## Start

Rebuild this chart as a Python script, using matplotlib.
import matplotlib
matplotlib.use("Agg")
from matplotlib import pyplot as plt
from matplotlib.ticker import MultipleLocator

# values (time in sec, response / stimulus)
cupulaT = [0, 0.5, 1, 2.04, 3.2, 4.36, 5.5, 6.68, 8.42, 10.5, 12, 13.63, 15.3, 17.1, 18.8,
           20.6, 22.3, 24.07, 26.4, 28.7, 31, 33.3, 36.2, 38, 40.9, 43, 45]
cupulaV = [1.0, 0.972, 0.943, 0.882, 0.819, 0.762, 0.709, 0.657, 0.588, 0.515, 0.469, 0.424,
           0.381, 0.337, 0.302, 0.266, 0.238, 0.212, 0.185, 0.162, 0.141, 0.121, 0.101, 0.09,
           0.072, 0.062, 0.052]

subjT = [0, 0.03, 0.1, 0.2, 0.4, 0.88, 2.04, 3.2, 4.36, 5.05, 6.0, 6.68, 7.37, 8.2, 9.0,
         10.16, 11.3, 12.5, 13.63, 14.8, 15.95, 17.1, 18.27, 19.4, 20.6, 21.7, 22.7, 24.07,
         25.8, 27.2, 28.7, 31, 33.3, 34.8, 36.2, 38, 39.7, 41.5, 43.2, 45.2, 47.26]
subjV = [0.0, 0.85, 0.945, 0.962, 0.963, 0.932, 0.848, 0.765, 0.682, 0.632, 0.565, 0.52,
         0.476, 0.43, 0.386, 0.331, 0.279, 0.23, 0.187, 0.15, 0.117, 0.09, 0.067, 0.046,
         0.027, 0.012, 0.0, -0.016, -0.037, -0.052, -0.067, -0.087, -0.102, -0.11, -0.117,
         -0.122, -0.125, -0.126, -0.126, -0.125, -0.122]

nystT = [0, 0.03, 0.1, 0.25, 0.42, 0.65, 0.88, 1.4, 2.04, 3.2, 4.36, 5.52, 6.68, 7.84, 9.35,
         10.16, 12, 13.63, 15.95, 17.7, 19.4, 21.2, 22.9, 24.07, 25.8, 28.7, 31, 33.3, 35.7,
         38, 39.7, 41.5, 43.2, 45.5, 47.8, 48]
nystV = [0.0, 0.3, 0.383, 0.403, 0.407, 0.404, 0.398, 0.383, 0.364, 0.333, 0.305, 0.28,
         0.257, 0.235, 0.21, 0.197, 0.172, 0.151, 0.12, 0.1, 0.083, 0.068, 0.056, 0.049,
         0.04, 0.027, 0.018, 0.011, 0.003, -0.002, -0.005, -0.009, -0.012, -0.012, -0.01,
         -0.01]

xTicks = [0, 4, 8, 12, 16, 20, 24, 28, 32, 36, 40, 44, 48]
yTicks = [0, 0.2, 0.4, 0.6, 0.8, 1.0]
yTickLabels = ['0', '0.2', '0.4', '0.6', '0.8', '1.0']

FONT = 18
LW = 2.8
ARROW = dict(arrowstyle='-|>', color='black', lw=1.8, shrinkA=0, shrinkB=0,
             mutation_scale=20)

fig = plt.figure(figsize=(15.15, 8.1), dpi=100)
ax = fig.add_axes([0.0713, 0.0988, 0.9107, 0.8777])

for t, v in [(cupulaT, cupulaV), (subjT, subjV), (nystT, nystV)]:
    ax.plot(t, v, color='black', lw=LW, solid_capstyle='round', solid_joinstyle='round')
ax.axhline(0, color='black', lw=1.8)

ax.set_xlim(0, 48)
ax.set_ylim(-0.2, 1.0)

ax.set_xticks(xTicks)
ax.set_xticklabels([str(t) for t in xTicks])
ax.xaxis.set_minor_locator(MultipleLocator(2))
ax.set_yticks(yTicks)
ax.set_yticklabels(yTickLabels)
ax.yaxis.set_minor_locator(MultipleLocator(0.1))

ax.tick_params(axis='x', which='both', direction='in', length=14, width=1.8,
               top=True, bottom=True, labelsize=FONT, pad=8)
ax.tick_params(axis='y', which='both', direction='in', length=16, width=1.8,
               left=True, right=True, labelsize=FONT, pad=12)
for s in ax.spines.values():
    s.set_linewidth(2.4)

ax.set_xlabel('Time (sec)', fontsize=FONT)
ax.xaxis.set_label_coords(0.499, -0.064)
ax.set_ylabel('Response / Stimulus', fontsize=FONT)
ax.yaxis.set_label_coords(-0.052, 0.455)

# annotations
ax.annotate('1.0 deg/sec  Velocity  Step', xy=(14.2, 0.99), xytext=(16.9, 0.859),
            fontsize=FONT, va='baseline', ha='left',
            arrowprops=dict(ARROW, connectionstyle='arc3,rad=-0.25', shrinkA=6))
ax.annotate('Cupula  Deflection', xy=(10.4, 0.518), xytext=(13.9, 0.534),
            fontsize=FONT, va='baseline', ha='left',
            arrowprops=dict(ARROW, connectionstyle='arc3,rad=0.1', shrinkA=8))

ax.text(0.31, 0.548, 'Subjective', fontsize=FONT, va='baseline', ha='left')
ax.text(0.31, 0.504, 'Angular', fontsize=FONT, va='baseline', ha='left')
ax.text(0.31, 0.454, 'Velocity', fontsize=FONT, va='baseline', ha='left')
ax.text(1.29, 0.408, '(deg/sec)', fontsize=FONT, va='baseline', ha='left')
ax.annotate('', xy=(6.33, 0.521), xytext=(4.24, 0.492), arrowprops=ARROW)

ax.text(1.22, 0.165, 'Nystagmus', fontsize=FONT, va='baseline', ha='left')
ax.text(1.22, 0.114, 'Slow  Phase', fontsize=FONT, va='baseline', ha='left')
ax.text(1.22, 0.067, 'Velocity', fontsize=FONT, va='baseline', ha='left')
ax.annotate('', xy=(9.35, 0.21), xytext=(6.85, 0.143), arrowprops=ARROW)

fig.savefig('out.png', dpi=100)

## End

## Prompt
Return, please, the lines of the data from the first through the line containing "from matplotlib.ticker import MultipleLocator", both kept, exactly as they stand and nothing more.

## Result of the task
Rebuild this chart as a Python script, using matplotlib.
import matplotlib
matplotlib.use("Agg")
from matplotlib import pyplot as plt
from matplotlib.ticker import MultipleLocator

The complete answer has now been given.